All of these characters come together to create the vibrant diversity of Trenton, N.J., a city Evanovich knows well from her early years and which serves as the setting for the entire Plum series. Stephanie's particular neighborhood, known as "The Burg," is an area with a strong cultural identity, a lot of attitude and plenty of food.
"The Burg is a real character in the film," says Evanovich. "It's an inner city neighborhood, a little enclave of second-generation Americans. They're proud to be Americans and they're working class people for the most part. They have their rituals. They sit down to pot roast dinner at five o'clock and you'd better not be late. They gossip at the deli – this is the major way that information is passed in the Burg – and it's a very family-oriented situation.

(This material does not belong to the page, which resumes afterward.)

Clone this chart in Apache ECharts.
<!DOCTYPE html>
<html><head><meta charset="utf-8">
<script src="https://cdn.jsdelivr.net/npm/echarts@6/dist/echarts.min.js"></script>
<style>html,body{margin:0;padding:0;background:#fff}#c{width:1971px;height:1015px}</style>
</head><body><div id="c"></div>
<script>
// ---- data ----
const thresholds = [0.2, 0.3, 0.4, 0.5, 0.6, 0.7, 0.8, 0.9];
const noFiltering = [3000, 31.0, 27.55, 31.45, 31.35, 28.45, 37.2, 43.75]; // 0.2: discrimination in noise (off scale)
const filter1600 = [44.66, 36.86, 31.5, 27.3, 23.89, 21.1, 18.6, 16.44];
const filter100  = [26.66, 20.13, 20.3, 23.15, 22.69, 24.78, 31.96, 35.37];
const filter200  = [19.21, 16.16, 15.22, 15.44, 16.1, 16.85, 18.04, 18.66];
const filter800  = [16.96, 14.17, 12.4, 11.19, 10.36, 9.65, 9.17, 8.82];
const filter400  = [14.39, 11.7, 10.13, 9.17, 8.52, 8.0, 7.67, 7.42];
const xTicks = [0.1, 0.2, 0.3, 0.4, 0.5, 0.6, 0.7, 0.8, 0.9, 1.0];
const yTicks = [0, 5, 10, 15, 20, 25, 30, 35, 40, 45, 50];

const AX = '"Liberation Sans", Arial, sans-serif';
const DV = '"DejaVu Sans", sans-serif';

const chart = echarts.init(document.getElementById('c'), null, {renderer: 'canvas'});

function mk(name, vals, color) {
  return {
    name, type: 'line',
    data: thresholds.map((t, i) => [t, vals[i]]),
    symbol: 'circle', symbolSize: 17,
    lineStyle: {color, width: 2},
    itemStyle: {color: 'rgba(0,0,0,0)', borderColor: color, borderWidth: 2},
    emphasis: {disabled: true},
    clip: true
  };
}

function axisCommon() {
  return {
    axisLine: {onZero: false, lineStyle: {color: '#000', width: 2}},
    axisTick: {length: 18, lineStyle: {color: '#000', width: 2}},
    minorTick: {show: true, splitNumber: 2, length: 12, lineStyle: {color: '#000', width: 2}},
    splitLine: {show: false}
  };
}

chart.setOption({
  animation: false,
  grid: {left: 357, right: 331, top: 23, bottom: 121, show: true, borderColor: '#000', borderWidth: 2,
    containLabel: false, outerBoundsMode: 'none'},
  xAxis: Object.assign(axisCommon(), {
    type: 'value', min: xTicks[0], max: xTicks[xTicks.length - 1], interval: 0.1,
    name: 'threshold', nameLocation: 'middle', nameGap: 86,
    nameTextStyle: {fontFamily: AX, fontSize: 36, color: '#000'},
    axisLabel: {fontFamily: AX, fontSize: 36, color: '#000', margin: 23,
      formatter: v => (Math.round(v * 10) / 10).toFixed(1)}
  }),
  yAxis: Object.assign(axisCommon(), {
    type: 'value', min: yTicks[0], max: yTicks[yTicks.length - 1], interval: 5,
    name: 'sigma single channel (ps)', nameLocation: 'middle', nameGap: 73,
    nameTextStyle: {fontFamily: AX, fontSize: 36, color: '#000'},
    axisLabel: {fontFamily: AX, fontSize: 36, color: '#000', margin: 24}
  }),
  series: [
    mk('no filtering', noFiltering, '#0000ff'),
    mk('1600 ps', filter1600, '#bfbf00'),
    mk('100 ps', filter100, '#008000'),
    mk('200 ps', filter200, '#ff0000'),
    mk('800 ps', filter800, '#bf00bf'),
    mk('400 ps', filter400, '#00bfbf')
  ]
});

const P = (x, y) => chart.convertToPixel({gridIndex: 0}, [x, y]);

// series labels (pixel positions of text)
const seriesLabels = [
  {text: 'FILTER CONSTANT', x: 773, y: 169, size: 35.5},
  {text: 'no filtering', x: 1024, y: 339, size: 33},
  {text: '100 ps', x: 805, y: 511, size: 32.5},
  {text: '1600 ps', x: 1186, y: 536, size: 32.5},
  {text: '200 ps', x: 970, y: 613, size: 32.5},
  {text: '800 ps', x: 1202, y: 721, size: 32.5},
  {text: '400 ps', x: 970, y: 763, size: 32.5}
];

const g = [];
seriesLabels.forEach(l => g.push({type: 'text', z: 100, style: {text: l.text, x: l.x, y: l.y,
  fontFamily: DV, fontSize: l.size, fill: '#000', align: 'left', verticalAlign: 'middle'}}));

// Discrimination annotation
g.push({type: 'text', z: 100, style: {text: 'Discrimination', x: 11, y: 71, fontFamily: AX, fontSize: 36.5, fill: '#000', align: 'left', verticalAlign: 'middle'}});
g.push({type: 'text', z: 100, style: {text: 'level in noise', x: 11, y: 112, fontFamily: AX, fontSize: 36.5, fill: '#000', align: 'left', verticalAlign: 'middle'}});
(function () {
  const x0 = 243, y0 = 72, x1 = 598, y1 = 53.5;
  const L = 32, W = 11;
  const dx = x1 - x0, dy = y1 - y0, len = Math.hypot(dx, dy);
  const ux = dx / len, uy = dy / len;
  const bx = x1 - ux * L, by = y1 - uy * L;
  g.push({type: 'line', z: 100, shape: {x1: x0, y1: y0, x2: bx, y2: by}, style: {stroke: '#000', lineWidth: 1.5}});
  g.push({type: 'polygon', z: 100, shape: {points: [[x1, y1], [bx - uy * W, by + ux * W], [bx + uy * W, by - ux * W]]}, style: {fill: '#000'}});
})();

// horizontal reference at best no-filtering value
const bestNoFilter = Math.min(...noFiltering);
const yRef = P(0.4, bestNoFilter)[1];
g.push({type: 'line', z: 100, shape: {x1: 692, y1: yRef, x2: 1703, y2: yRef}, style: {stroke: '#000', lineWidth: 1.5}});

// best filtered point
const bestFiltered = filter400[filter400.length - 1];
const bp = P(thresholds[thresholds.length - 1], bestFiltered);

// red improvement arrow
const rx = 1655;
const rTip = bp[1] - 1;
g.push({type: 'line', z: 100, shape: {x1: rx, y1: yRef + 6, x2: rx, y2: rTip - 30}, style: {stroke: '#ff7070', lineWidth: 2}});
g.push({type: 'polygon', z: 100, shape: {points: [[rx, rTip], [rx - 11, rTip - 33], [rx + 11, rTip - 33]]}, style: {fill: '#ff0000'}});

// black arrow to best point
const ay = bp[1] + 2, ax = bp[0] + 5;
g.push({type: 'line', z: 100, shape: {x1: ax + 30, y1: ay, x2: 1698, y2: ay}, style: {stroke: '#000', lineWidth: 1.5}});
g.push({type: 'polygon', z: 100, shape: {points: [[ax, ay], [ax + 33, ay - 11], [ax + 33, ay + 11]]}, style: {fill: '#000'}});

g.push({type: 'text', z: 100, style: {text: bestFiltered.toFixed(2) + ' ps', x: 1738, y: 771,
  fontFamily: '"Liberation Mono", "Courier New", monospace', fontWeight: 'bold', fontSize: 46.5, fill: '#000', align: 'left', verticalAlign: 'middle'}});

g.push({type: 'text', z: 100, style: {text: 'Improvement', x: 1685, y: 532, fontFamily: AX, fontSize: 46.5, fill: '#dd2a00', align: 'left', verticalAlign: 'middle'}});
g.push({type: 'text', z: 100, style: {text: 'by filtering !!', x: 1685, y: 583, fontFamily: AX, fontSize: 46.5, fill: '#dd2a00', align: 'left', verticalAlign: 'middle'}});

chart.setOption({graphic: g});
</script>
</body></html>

I like that the neighborhood is a family."
The production team searched extensively for locations that would stand in for Trenton as it looked fifteen years ago, finally settling on Pittsburgh, PA and its outlying areas. "The look of the film is urban and it's not pretentious," Lucchesi says. "It's very middle and working class, and Pittsburgh afforded us a number of locations. We shot in Braddock, which was once a thriving steel town. We also shot in a neighborhood called Friendship and in Bloomfield, which is the Italian-American district. That's where the Plum house is and it felt very right for Stephanie."

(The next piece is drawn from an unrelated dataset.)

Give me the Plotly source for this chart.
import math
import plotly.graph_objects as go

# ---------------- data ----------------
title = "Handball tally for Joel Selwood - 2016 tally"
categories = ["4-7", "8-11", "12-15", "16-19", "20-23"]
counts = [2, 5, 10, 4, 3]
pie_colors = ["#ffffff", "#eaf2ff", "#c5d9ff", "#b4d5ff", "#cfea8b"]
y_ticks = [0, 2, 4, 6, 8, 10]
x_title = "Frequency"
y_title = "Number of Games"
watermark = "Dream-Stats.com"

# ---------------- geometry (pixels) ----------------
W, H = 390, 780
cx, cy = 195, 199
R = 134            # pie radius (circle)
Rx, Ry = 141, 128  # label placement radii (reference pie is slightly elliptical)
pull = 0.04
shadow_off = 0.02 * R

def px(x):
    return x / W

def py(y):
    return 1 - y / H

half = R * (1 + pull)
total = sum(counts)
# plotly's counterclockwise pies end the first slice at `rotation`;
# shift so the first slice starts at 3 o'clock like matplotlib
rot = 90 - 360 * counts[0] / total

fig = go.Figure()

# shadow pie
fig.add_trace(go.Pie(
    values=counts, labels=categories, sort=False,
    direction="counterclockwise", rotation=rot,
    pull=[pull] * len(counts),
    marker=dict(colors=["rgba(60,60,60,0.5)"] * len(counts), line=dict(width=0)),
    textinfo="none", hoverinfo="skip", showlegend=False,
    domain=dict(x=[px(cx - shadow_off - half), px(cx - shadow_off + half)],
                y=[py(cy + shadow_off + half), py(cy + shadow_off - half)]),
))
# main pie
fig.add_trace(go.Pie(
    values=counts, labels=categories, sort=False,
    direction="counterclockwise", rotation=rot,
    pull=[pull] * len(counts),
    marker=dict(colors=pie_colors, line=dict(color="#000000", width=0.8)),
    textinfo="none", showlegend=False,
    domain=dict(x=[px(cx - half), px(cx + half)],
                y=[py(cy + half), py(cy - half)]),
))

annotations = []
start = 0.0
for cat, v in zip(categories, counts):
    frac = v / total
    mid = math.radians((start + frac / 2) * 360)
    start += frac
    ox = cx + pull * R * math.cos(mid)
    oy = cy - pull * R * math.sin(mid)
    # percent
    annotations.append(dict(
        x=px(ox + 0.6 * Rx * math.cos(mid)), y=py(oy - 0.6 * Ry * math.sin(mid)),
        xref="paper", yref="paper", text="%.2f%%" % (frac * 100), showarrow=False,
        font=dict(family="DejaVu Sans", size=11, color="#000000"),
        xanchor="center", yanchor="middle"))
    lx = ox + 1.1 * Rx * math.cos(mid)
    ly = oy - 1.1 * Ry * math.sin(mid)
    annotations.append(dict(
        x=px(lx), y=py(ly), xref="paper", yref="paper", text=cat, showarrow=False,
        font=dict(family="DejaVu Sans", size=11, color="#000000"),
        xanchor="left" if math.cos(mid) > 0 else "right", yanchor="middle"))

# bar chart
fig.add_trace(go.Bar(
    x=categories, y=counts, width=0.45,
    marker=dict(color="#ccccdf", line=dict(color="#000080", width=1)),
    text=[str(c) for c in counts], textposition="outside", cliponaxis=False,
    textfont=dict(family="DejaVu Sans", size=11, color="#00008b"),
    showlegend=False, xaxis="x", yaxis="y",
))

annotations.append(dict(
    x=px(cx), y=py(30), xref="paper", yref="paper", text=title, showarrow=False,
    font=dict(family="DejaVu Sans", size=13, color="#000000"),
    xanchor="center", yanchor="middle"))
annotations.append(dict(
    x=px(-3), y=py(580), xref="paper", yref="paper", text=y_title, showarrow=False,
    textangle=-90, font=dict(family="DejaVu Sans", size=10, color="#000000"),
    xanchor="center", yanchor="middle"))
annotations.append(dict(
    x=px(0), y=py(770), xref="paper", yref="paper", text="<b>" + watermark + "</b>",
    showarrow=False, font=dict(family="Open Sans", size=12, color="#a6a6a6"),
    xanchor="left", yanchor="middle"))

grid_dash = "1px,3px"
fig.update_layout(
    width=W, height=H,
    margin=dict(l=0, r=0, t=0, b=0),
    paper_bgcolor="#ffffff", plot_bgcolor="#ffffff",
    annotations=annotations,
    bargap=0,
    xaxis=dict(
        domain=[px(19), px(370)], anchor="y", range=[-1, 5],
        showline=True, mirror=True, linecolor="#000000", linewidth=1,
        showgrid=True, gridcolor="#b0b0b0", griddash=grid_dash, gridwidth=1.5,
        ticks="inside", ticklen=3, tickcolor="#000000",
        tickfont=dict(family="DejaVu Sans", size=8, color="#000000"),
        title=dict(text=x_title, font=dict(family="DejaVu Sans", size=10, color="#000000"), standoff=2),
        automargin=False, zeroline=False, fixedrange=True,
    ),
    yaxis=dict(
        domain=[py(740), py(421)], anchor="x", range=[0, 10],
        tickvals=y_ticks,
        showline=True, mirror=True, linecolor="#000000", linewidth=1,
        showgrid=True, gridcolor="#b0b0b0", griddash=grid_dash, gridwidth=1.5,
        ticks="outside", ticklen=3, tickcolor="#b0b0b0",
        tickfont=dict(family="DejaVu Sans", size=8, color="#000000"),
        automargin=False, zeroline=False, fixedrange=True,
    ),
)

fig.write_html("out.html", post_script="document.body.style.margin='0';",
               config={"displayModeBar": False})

"There wasn't one set that I went to and thought, 'I think that should be different,' or, 'It looked different in my mind,'" asserts Heigl. "The look of this film is so vital. It was really important to all of us that this film not look like a glossy romantic comedy, because that's not what this is. It has the romance. It has the comedy. But it's also a murder mystery that takes place in Jersey. It has tough characters and a really blue-collar sense to the whole thing. These are real people in real situations."
Lucchesi hopes that Evanovich's loyal fans will experience a similar thrill watching the film as they did reading the novel. "In most of the Plum novels, there are murders, people die and Stephanie's life is in danger," he says. "But at the same time you've got characters like Grandma Mazur and Lula or Vinnie Plum who deliver broad character comedy. So you have this interesting blend of comedy and drama and action. That's what sets these books apart. And I think we've achieved that in our film version."
Evanovich agrees wholeheartedly. "I think the movie was very successful in translating the tone of my book. In fact, I think it enhances it. This is an action adventure film. The movie is fast paced. It is sexy, it is funny, it is Jersey. I love the movie. Even if I didn't write the book I'd love the movie."